If you want a complete program then tid-bits matter.
GET THE MOST FROM THE LEAST - as mentioned throughout this series of posts once the season rolls around you only have a certain amount of resources you can put towards training and preparation as games are so more intensive and fatigue building then training. After dedicating a couple of days to recovery from games and then another couple of days to prep for your up-coming game then it really only leaves 2 - 4 days for you to train. This means that every session must count towards something and everything you do in each of those sessions must count towards something too.

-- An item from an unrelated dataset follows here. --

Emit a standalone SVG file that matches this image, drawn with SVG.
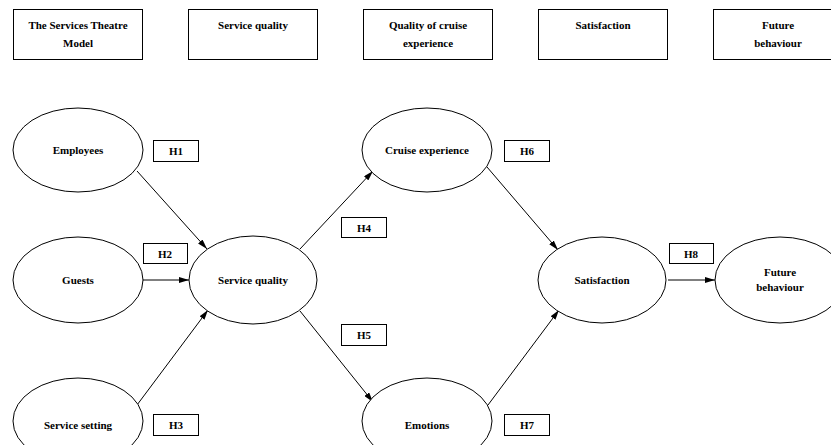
<svg xmlns="http://www.w3.org/2000/svg" width="831" height="445" viewBox="0 0 831 445">
<style>
text{font-weight:bold;font-size:11px;fill:#000;text-anchor:middle}
.box{fill:#fff;stroke:#000;stroke-width:1}
.ell{fill:#fff;stroke:#000;stroke-width:1}
.lbl{fill:#fff;stroke:#000;stroke-width:1}
.conn line{stroke:#000;stroke-width:1;marker-end:url(#ah)}
</style>
<defs>
<marker id="ah" viewBox="0 0 10 6" refX="10" refY="3" markerWidth="10" markerHeight="6" markerUnits="userSpaceOnUse" orient="auto">
<path d="M0,0 L10,3 L0,6 Z" fill="#000"/>
</marker>
</defs>
<rect width="831" height="445" fill="#fff"/>
<g font-family="'Liberation Serif', 'Times New Roman', serif">
<g id="hdr1"><rect class="box" x="13.5" y="9.5" width="129" height="50"/><text x="78" y="29">The Services Theatre</text><text x="78" y="47">Model</text></g>
<g id="hdr2"><rect class="box" x="188.5" y="9.5" width="129" height="50"/><text x="253" y="29">Service quality</text></g>
<g id="hdr3"><rect class="box" x="363.5" y="9.5" width="129" height="50"/><text x="428" y="29">Quality of cruise</text><text x="428" y="47">experience</text></g>
<g id="hdr4"><rect class="box" x="538.5" y="9.5" width="129" height="50"/><text x="603" y="29">Satisfaction</text></g>
<g id="hdr5"><rect class="box" x="713.5" y="9.5" width="129" height="50"/><text x="778" y="29">Future</text><text x="778" y="47">behaviour</text></g>

<g class="conn" id="connectors">
<line x1="137" y1="171" x2="207" y2="249"/>
<line x1="143" y1="280" x2="189" y2="280"/>
<line x1="137" y1="405" x2="208" y2="310"/>
<line x1="300" y1="249" x2="373" y2="171"/>
<line x1="300" y1="311" x2="373" y2="402"/>
<line x1="487" y1="167" x2="558" y2="250"/>
<line x1="488" y1="405" x2="559" y2="310"/>
<line x1="668" y1="280" x2="715" y2="280"/>
</g>

<g id="employees"><ellipse class="ell" cx="78" cy="150" rx="65" ry="42"/><text x="78" y="154">Employees</text></g>
<g id="guests"><ellipse class="ell" cx="78" cy="280" rx="65" ry="43"/><text x="78" y="284">Guests</text></g>
<g id="setting"><ellipse class="ell" cx="78" cy="421" rx="65" ry="43"/><text x="78" y="429">Service setting</text></g>
<g id="sq"><ellipse class="ell" cx="253" cy="280" rx="64" ry="44"/><text x="253" y="284">Service quality</text></g>
<g id="cruise"><ellipse class="ell" cx="427" cy="150" rx="65" ry="42"/><text x="427" y="154">Cruise experience</text></g>
<g id="emotions"><ellipse class="ell" cx="427" cy="421" rx="65" ry="43"/><text x="427" y="429">Emotions</text></g>
<g id="satisfaction"><ellipse class="ell" cx="602" cy="280" rx="64" ry="43"/><text x="602" y="284">Satisfaction</text></g>
<g id="future"><ellipse class="ell" cx="780" cy="280" rx="65" ry="43"/><text x="780" y="276">Future</text><text x="780" y="291">behaviour</text></g>

<g id="h1"><rect class="lbl" x="153.5" y="140.5" width="45" height="21"/><text x="176" y="155">H1</text></g>
<g id="h2"><rect class="lbl" x="143.5" y="243.5" width="44" height="20"/><text x="165" y="258">H2</text></g>
<g id="h3"><rect class="lbl" x="153.5" y="414.5" width="45" height="21"/><text x="176" y="429">H3</text></g>
<g id="h4"><rect class="lbl" x="341.5" y="217.5" width="45" height="20"/><text x="364" y="232">H4</text></g>
<g id="h5"><rect class="lbl" x="341.5" y="324.5" width="45" height="21"/><text x="364" y="339">H5</text></g>
<g id="h6"><rect class="lbl" x="504.5" y="140.5" width="45" height="21"/><text x="527" y="155">H6</text></g>
<g id="h7"><rect class="lbl" x="504.5" y="414.5" width="45" height="21"/><text x="527" y="429">H7</text></g>
<g id="h8"><rect class="lbl" x="669.5" y="243.5" width="44" height="20"/><text x="691" y="258">H8</text></g>
</g>
</svg>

LEAVE OUT THE GARBAGE VOLUME - backing off the previous point any training volume that does not really need to be there should go and be replaced by more important training or just left out on it's own. There's no winners for who does the most training season, just winners of games on a Saturday. If you're trying to play catch up during the season for fitness or whatever then be very careful about how you go about it or at least let your coach know you're doing some extra work but hopefully it won't affect your on-field performance too much.
INDIVIDUALISE ENERGY SYSTEMS WORK - as a coach you should have a fair idea of what your players strengths are in regards to energy systems work. Players that dominate your time trials are aerobic based athletes where your best sprinters are exactly that. During the season the time to improve aerobic or alactic capacities is probably out the window at local/amateur level because of outside stresses. Having a sprinter do a lot of aerobic based work will have a far greater effect on him physiologically then your time trial professionals as their body's love short, intensive work which is why they are naturally good at it. On the other hand having your aerobic dominant players do a lor of short, intensive sprints might fry their nervous systems more then the sprinter type and the residual fatigue from a session like this could stay until game day, affecting on-field performance. I'd keep 70 - 80% of energy systems work to their strong suit during the season making sure that the non-dominant trait is trained only when in a non-fatigued state and early in the week to ensure that output can be high and that recovery can be made during the week. You might also need to ease up on a Thursday night too if you do this but it can be done.
PRIORITISE YOUR WEEK - I've mentioned training residuals before but if you're not going to abide your training by that (which I don't know why you wouldn't) then you need to list all the things you need to train for footy and then using a long term approach, prioritise what you need to train each week. So you'd break it up into aerobic (long distance and slow pace), lactic (med distance/pace but high fatigue) and alactic (short distance and fast pace) and then you'd break down activities into those 3 categories and rotate through them all in a 2 - 4 week block. Just remember that you can't train everything all the time1
STRENGTH TRAINING - the 2 major rules here is to keep intensity and volume in check and also to don't introduce too many new exercises into the mix. Intensity and volume should be decided based on your readiness for that day and stick to it. New exercises means you'll be training through a different range of motion which will stress your body differently which generally means soreness will ensue. Don't induce this soreness if it will affect your training. Gym improvements can be made during the season but not at the expense of footy training and then games.
NEURAL CHARGE WORKOUTS - by Monday you're probably refreshed a fair bit from Saturday (unless you're 37 like me!) but training isn't until Tuesday. A good way to prime your nervous system for Tuesday training is to perform a 10 - 15min workout the uses 5 - 6 explosive, but low impact exercises either Monday night or Tuesday morning. These workouts should not induce any fatigue at all as sets should be about 5 - 8asecs long. You could also use another of these workouts on a Friday or even Saturday morning but if you do the Saturday probably make it 7 - 10mins long.
TAKE FRIDAY OFF WORK - OK a long bow being drawn here but at the very least as soon as you finish work get home and put the feet up as you'll still be recovering from Thursday training even if you don't feel like it it needed recovering from. So relax and rest your body do tomorrow you wake up with high player readiness so there are no excuses not to make an impact on the ground.
That wraps up the in-season training series of articles.